How to Cite
Rivera Garcia, A., Tuba, G., Czellér, K., Kovács, G., & Zsembeli, J. (2020). Mitigation of the effect of secondary salinization by micro soil conditioning. Acta Agraria Debreceniensis, (1), 115–119. https://doi.org/10.34101/actaagrar/1/3720
This research has the general goal to meet the customization of agriculture in small scale farming. We are developing a technique using micro doses of soil conditioners and organic material applied in the root zone of vegetable crops. We expected to change the physical and chemical properties of the affected soil, which has been irrigated with salty water. Two different soil conditioners were tested.
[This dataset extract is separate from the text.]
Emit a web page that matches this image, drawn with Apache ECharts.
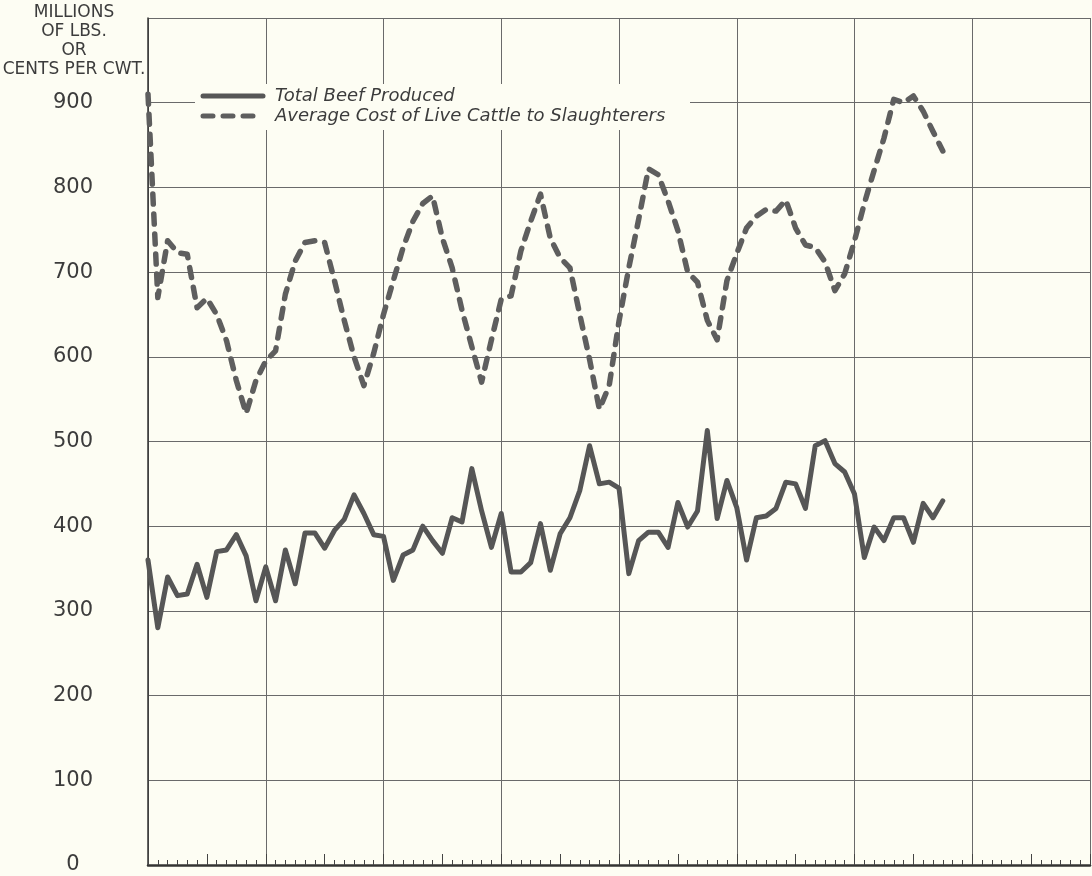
<!DOCTYPE html>
<html>
<head>
<meta charset="utf-8">
<title>Beef produced and cattle cost</title>
<script src="https://cdn.jsdelivr.net/npm/echarts@6/dist/echarts.min.js"></script>
<style>
  html, body { margin: 0; padding: 0; background: #fdfdf3; }
  #chart { width: 1092px; height: 876px; }
</style>
</head>
<body>
<div id="chart"></div>
<script>
// monthly values (month 0 = left edge)
const beefProduced = [
  360, 280, 340, 318, 320, 355, 316, 370, 372, 390, 365, 312,
  352, 312, 372, 332, 392, 392, 374, 395, 408, 437, 415, 390,
  388, 336, 366, 372, 400, 383, 368, 410, 405, 468, 418, 375,
  415, 346, 346, 357, 403, 348, 391, 410, 442, 495, 450, 452,
  445, 344, 383, 393, 393, 375, 428, 399, 418, 513, 409, 454,
  422, 360, 410, 412, 421, 452, 450, 421, 495, 501, 474, 464,
  438, 363, 399, 383, 410, 410, 381, 427, 410, 430
]
const cattleCost = [
  910, 670, 737, 723, 721, 658, 669, 650, 619, 572, 533, 572,
  595, 607, 674, 713, 735, 737, 735, 690, 643, 600, 566, 604,
  650, 690, 729, 760, 781, 790, 740, 705, 655, 612, 570, 620,
  668, 672, 725, 760, 792, 740, 717, 705, 650, 597, 538, 566,
  642, 705, 762, 822, 815, 784, 749, 700, 688, 643, 620, 690,
  722, 752, 766, 774, 772, 785, 752, 732, 729, 712, 678, 698,
  737, 781, 820, 858, 904, 900, 908, 890, 866, 843
]
const yTicks = [0, 100, 200, 300, 400, 500, 600, 700, 800, 900]
const seriesNames = ['Total Beef Produced', 'Average Cost of Live Cattle to Slaughterers']

const bg = '#fdfdf3'
const ink = '#3c3c3c'
const lineInk = '#565656'
const dashInk = '#5e5e5e'
const dashPattern = [10, 10]

// legend drawn by hand, the library legend puts a marker on the line
function legendGraphic () {
  let left = 203
  let top = 96
  let items = [{
    type: 'rect',
    shape: { x: 195, y: 84, width: 495, height: 46 },
    style: { fill: bg },
    z: 10
  }]
  seriesNames.forEach((name, i) => {
    let y = top + i * 20
    items.push({
      type: 'line',
      shape: { x1: left, y1: y, x2: left + 60, y2: y },
      style: {
        stroke: i === 0 ? lineInk : dashInk,
        lineWidth: 5,
        lineCap: 'round',
        lineDash: i === 0 ? null : dashPattern
      },
      z: 11
    })
    items.push({
      type: 'text',
      x: 275,
      y: y,
      style: {
        text: name,
        font: 'italic 18px "DejaVu Sans"',
        fill: ink,
        verticalAlign: 'middle'
      },
      z: 11
    })
  })
  return items
}

let chart = echarts.init(document.getElementById('chart'))
let options = {
  backgroundColor: bg,
  animation: false,
  grid: {
    left: 148,
    right: 2,
    top: 18,
    bottom: 11
  },
  graphic: [{
    type: 'text',
    x: 74,
    y: 3,
    style: {
      text: 'MILLIONS\nOF LBS.\nOR\nCENTS PER CWT.',
      align: 'center',
      verticalAlign: 'top',
      font: '17px "DejaVu Sans"',
      lineHeight: 19,
      fill: ink
    }
  }].concat(legendGraphic()),
  xAxis: [{
    type: 'value',
    min: 0,
    max: 96,
    interval: 12,
    axisLine: { lineStyle: { color: '#333', width: 2.5 } },
    axisTick: { show: true, inside: true, length: 10, lineStyle: { color: '#444' } },
    minorTick: { show: true, splitNumber: 12, length: 5, lineStyle: { color: '#444', width: 1 } },
    axisLabel: { show: false },
    splitLine: { show: true, lineStyle: { color: '#6a6a6a', width: 1 } }
  }, {
    type: 'value',
    position: 'bottom',
    min: 0,
    max: 96,
    interval: 6,
    axisLine: { show: false },
    axisTick: { show: true, inside: true, length: 11, lineStyle: { color: '#444' } },
    axisLabel: { show: false },
    splitLine: { show: false }
  }],
  yAxis: {
    type: 'value',
    min: 0,
    max: 1000,
    interval: 100,
    axisLine: { show: true, lineStyle: { color: '#333', width: 1.5 } },
    axisTick: { show: false },
    axisLabel: {
      margin: 75,
      align: 'center',
      fontFamily: 'DejaVu Sans',
      fontSize: 21,
      color: ink,
      padding: [8, 0, 0, 0],
      formatter: v => (yTicks.indexOf(v) >= 0 ? String(v) : '')
    },
    splitLine: { show: true, lineStyle: { color: '#6a6a6a', width: 1 } }
  },
  series: [{
    name: seriesNames[0],
    type: 'line',
    xAxisIndex: 0,
    symbol: 'none',
    data: beefProduced.map((v, i) => [i, v]),
    lineStyle: { color: lineInk, width: 5, join: 'round', cap: 'round' },
    z: 3
  }, {
    name: seriesNames[1],
    type: 'line',
    xAxisIndex: 0,
    symbol: 'none',
    data: cattleCost.map((v, i) => [i, v]),
    lineStyle: { color: dashInk, width: 5.5, type: dashPattern, cap: 'round', join: 'round' },
    z: 3
  }]
}
chart.setOption(options)
</script>
</body>
</html>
A lysimeter experiment including 8 simple drainage lysimeters was set up in the Research Institute of Karcag IAREF University of Debrecen in 2017. The main goal was to study the effect of different soil conditioners on the soil endangered by secondary salinization induced by irrigation with saline water. In order to compare the difference between the treatments, we collected soil samples, water samples, and determined the yields. Chili pepper (Capsicum annuum) was used as an indicator crop during one specific agricultural season. The technique called micro soil conditioning is rational because several reasons. The roles of the technique are various, for example it can serve as a source of carbon or a container for soil amendments and can minimize evaporation. We found this technique not to interfere with the chemical reaction or the interaction with the plants. However, the micro doses of soil amendments had the role to minimize the risk of soil degradation and do not significantly influence soil respiration. In addition, by improving soil properties, soil conditioning increases the leaching of the excess of salts from the root zone. In fact, this technique can decrease the cost of the inputs and improves the production of vegetables, and at the same time mitigates the effect of secondary salinization.